I do the same thing by simply making equipment rare to come across. Rare for the player to obtain. If a chest drops a Sword of Light, you will look at it, because maybe it's better. It might be an upgrade. Or, it might confer a different advantage. It's been an hour since you got a new Sword. Your curiosity is going to get the better of you. It's also been 20 minutes since you were last in town and saw the equipment there. Is this Sword of Light worth more than the equipment for sale in the shop? If not, can it be sold for a good chunk of money to buy the Sword of Mage's Bane in the shop you saw?

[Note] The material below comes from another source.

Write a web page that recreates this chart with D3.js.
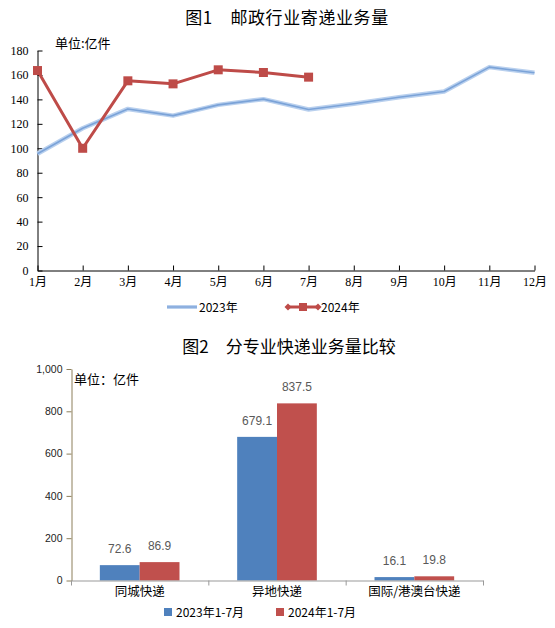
<!DOCTYPE html>
<html>
<head>
<meta charset="utf-8">
<script src="https://cdn.jsdelivr.net/npm/d3@7"></script>
<style>
  html, body { margin: 0; padding: 0; background: #fff; }
  svg { display: block; }
</style>
</head>
<body>
<svg id="chart" width="555" height="628"></svg>
<script>
// 图1 data
const months = ["1月", "2月", "3月", "4月", "5月", "6月", "7月", "8月", "9月", "10月", "11月", "12月"];
const vol2023 = [95.5, 116.4, 132.2, 126.7, 135.5, 140.2, 131.7, 136.4, 141.8, 146.5, 166.4, 161.8];
const vol2024 = [163.6, 100.0, 155.2, 152.7, 164.2, 162.0, 158.2];
const yTicks1 = [0, 20, 40, 60, 80, 100, 120, 140, 160, 180];
const lineNames = ["2023年", "2024年"];

// 图2 data
const categories = ["同城快递", "异地快递", "国际/港澳台快递"];
const bar2023 = [72.6, 679.1, 16.1];
const bar2024 = [86.9, 837.5, 19.8];
const yTicks2 = [0, 200, 400, 600, 800, 1000];
const barNames = ["2023年1-7月", "2024年1-7月"];

const cjk = "'Noto Sans CJK SC', 'Noto Sans', sans-serif";
const serif = "'Liberation Serif', 'Noto Sans CJK SC', serif";
const sans = "'Liberation Sans', 'Noto Sans CJK SC', sans-serif";

const blue = "#4f81bd";
const red = "#c0504d";
const lineRed = "#be4b48";

const svg = d3.select("#chart");

// ---------- chart 1 : line chart ----------
const g1 = svg.append("g");

g1.append("text")
    .attr("x", 287).attr("y", 24)
    .attr("text-anchor", "middle")
    .style("font-family", cjk).style("font-size", "17px")
    .style("letter-spacing", "0.6px")
    .text("图1　邮政行业寄递业务量");

const x1 = d3.scalePoint(months, [37.5, 534.5]);
const y1 = d3.scaleLinear([0, 180], [270.5, 50.5]);

const yAxis1 = g1.append("g")
    .attr("transform", "translate(37.5,0)")
    .call(d3.axisLeft(y1).tickValues(yTicks1).tickSizeInner(-5).tickSizeOuter(0).tickPadding(9));
yAxis1.selectAll("text").style("font-family", serif).style("font-size", "12px").attr("fill", "#000");

const xAxis1 = g1.append("g")
    .attr("transform", "translate(0,270.5)")
    .call(d3.axisBottom(x1).tickSizeInner(-5).tickSizeOuter(0).tickPadding(7));
xAxis1.selectAll("text").style("font-family", serif).style("font-size", "12px").attr("fill", "#000");
g1.selectAll(".domain, .tick line").attr("stroke", "#000");

g1.append("text")
    .attr("x", 55).attr("y", 48)
    .style("font-family", cjk).style("font-size", "13px")
    .text("单位:亿件");

const line1 = d3.line()
    .x((d, i) => x1(months[i]))
    .y(d => y1(d));

// 2023: soft blue line with darker core
g1.append("path").datum(vol2023)
    .attr("d", line1).attr("fill", "none")
    .attr("stroke", "#b9d0ee").attr("stroke-width", 4.5).attr("stroke-linejoin", "round");
g1.append("path").datum(vol2023)
    .attr("d", line1).attr("fill", "none")
    .attr("stroke", "#7ba3d8").attr("stroke-width", 1.6).attr("stroke-linejoin", "round");

// 2024: red line with square markers
g1.append("path").datum(vol2024)
    .attr("d", line1).attr("fill", "none")
    .attr("stroke", lineRed).attr("stroke-width", 3).attr("stroke-linejoin", "round");
g1.selectAll(".m24").data(vol2024).enter().append("rect")
    .attr("class", "m24")
    .attr("x", (d, i) => x1(months[i]) - 4.5)
    .attr("y", d => y1(d) - 4.5)
    .attr("width", 9).attr("height", 9)
    .attr("fill", lineRed);

// legend 1
const leg1 = g1.append("g").attr("transform", "translate(0,307)");
leg1.append("line").attr("x1", 167).attr("x2", 197).attr("y1", 0).attr("y2", 0)
    .attr("stroke", "#b9d0ee").attr("stroke-width", 4);
leg1.append("line").attr("x1", 167).attr("x2", 197).attr("y1", 0).attr("y2", 0)
    .attr("stroke", "#7ba3d8").attr("stroke-width", 1.4);
leg1.append("text").attr("x", 199).attr("y", 4.5)
    .style("font-family", cjk).style("font-size", "12px").text(lineNames[0]);
leg1.append("line").attr("x1", 288).attr("x2", 318).attr("y1", 0).attr("y2", 0)
    .attr("stroke", lineRed).attr("stroke-width", 3);
leg1.selectAll(".dia").data([288, 318]).enter().append("path")
    .attr("d", d => `M${d - 3.5},0L${d},-3.5L${d + 3.5},0L${d},3.5Z`)
    .attr("fill", lineRed);
leg1.append("rect").attr("x", 299).attr("y", -4).attr("width", 8).attr("height", 8).attr("fill", lineRed);
leg1.append("text").attr("x", 321).attr("y", 4.5)
    .style("font-family", cjk).style("font-size", "12px").text(lineNames[1]);

// ---------- chart 2 : grouped bars ----------
const g2 = svg.append("g");

g2.append("text")
    .attr("x", 289).attr("y", 353)
    .attr("text-anchor", "middle")
    .style("font-family", cjk).style("font-size", "17px")
    .text("图2　分专业快递业务量比较");

const x0 = d3.scaleBand(categories, [71, 483]).paddingInner(0.42).paddingOuter(0.21);
const xs = d3.scaleBand([0, 1], [0, x0.bandwidth()]);
const y2 = d3.scaleLinear([0, 1000], [580.5, 369]);

const yAxis2 = g2.append("g")
    .attr("transform", "translate(71.5,0)")
    .call(d3.axisLeft(y2).tickValues(yTicks2).tickFormat(d3.format(",")).tickSizeInner(5).tickSizeOuter(0).tickPadding(4));
yAxis2.selectAll(".domain, .tick line").attr("stroke", "#8c7f5a");
yAxis2.selectAll("text").style("font-family", sans).style("font-size", "10.5px").attr("fill", "#222");

g2.append("text")
    .attr("x", 74).attr("y", 384)
    .style("font-family", cjk).style("font-size", "13px")
    .text("单位：亿件");

const series = [bar2023, bar2024];
const colors = [blue, red];

const groups = g2.selectAll(".grp").data(categories).enter().append("g")
    .attr("class", "grp")
    .attr("transform", c => `translate(${x0(c)},0)`);

series.forEach((s, si) => {
    groups.append("rect")
        .attr("x", xs(si))
        .attr("y", (c, i) => y2(s[i]))
        .attr("width", xs.bandwidth())
        .attr("height", (c, i) => y2(0) - y2(s[i]))
        .attr("fill", colors[si]);
    groups.append("text")
        .attr("x", xs(si) + xs.bandwidth() / 2)
        .attr("y", (c, i) => y2(s[i]) - 12)
        .attr("text-anchor", "middle")
        .style("font-family", sans).style("font-size", "12px")
        .attr("fill", "#595959")
        .text((c, i) => s[i].toFixed(1));
});

// category boundary ticks and baseline
const xb = d3.scaleLinear([0, categories.length], [71, 483]);
const xAxis2 = g2.append("g")
    .attr("transform", "translate(0,580.5)")
    .call(d3.axisBottom(xb).tickValues(d3.range(categories.length + 1)).tickFormat("").tickSizeInner(5).tickSizeOuter(0));
xAxis2.selectAll(".domain, .tick line").attr("stroke", "#999");

const xLab2 = g2.append("g")
    .attr("transform", "translate(0,580.5)")
    .call(d3.axisBottom(x0).tickSize(0).tickPadding(7));
xLab2.select(".domain").remove();
xLab2.selectAll("text").style("font-family", cjk).style("font-size", "12.5px").attr("fill", "#000");

// legend 2
const leg2 = g2.append("g").attr("transform", "translate(0,612)");
const legX = [164, 276];
barNames.forEach((n, i) => {
    leg2.append("rect").attr("x", legX[i]).attr("y", -4).attr("width", 8).attr("height", 8).attr("fill", colors[i]);
    leg2.append("text").attr("x", legX[i] + 12).attr("y", 4.5)
        .style("font-family", cjk).style("font-size", "12px").text(n);
});
</script>
</body>
</html>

Just another way to make money valuable. Making equipment rare enough that selling it is a major event.
You need to create a series of systems that interlock and work together. A series of Gold Sinks and Gold Limitations. A series of items the players MUST BUY in order to keep the value of your Gold high.
Unless... you don't want valuable Gold. That's something else you need to consider. What do
you consider reasonable in your game? What do you consider valuable in your game? How quickly do you want players to upgrade their equipment? Every single new town they hit? Maybe there are two or three tier upgrades in a single town? How much grind do you want them to do nearby to obtain the last upgrade?
Value is relative. You decide what it is depending on how you implement all your other systems. Loot. Combat. Healing. Dungeons. Quests.